(NewsUSA) – The discrimination and stigma surrounding mental health challenges along with a troubling history of medically sanctioned treatments are no secret. Today, for someone with a psychiatric diagnosis — such as schizophrenia, depression, bipolar or ADHD — the standard treatment is psychotropic medications that are always doctor-ordered and sometimes court-mandated.
Researchers and clinicians are now providing data suggesting that recovery is not always achieved solely with prescribed medications.
“By pursuing a multi-faceted approach that combines peer support, person-driven plans and other supports with medication at an individual’s optimal level, if needed, we are witnessing results with much better long-term success,” said Dr. Gina Firman Nikkel, president and CEO of the Foundation for Excellence in Mental Health Care.

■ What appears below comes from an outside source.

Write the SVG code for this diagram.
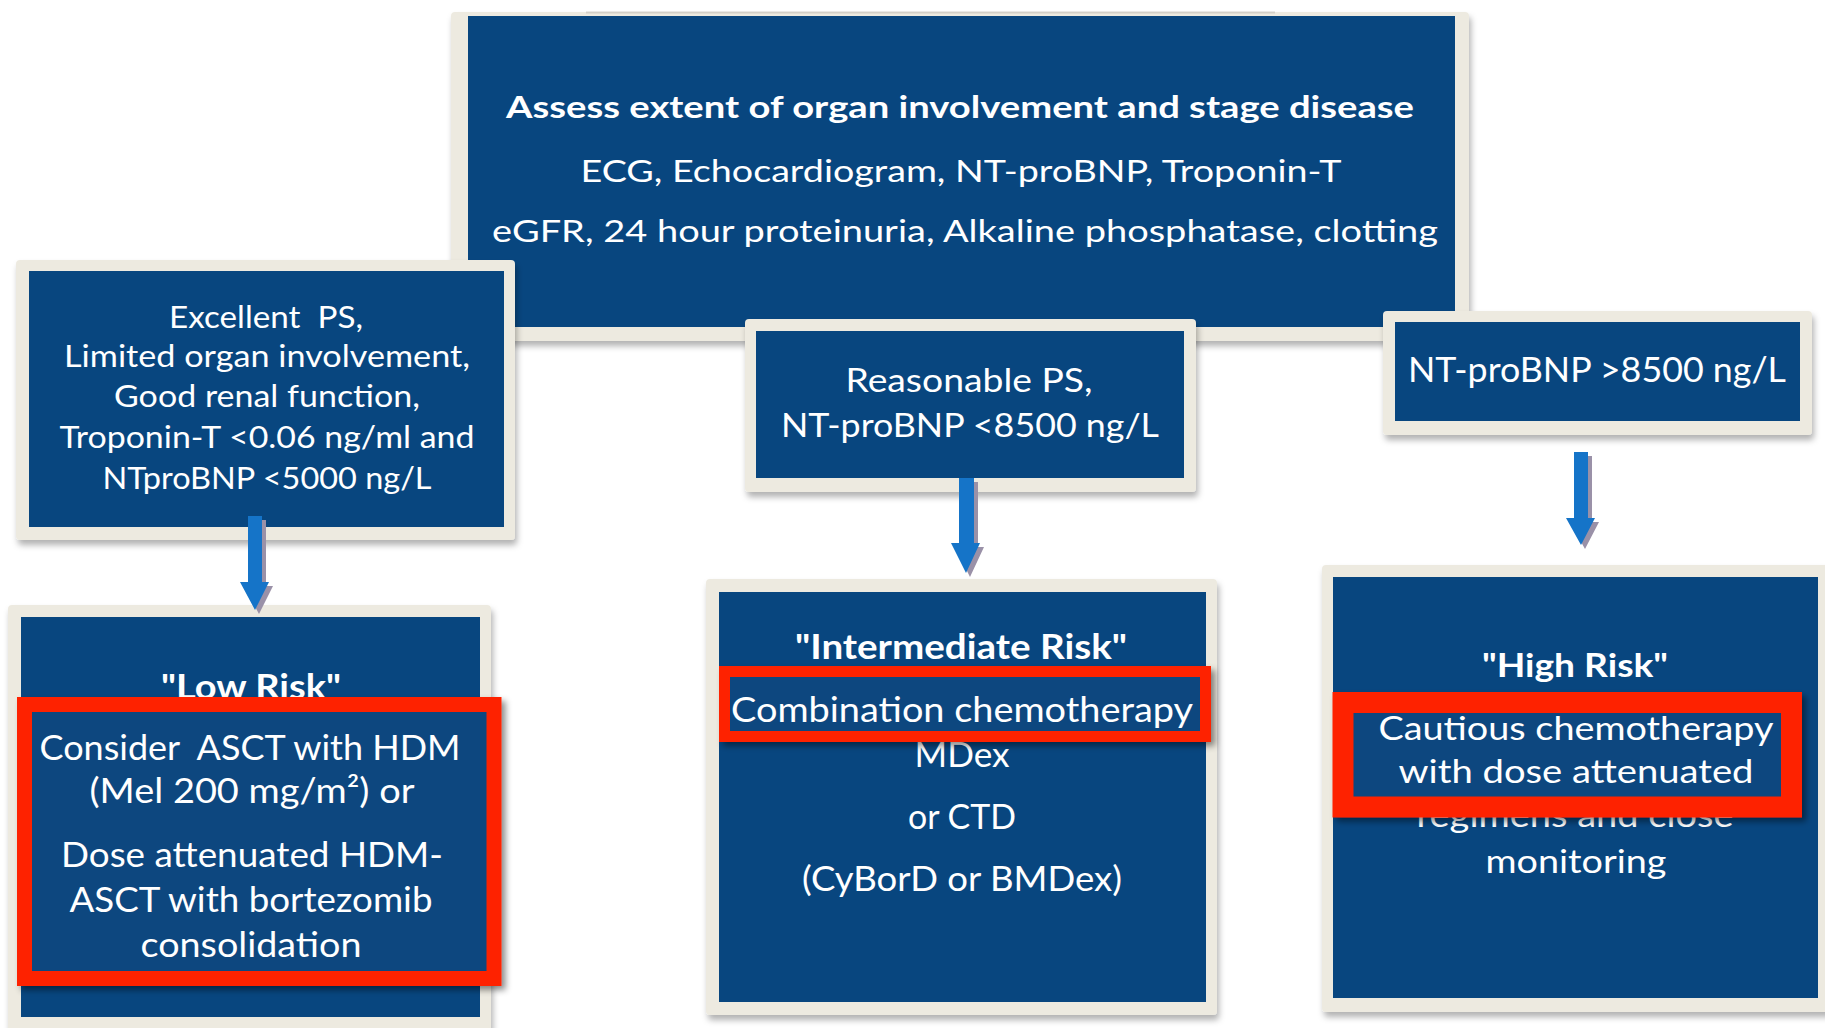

Part of the equation is recognizing that psychiatric medications can come with side effects, and because each person’s chemistry differs, these can range from minor to significant. Over long periods of use in particular, the side effects can outweigh the benefits, particularly when addiction is involved.
This recovery model for mental health care is not a one-size-fits-all cure. Because mental health issues develop regardless of age, race or income level, an approach that requires collaboration is crucial. Most importantly, individuals and their families who face mental health challenges need to realize that they have choices.
Dr. Nikkel’s organization, which was founded in 2011, is driven by a mission to educate professionals and individuals with the goal of making the recovery model of care the new mainstream. As a community foundation with an international reach, the Foundation for Excellence in Mental Health Care funds independent research, new program development and awareness. “As a community mental health development bank, we match the passion of private philanthropy with today’s top researchers to bring recovery practices to every community,” said Dr. Nikkel.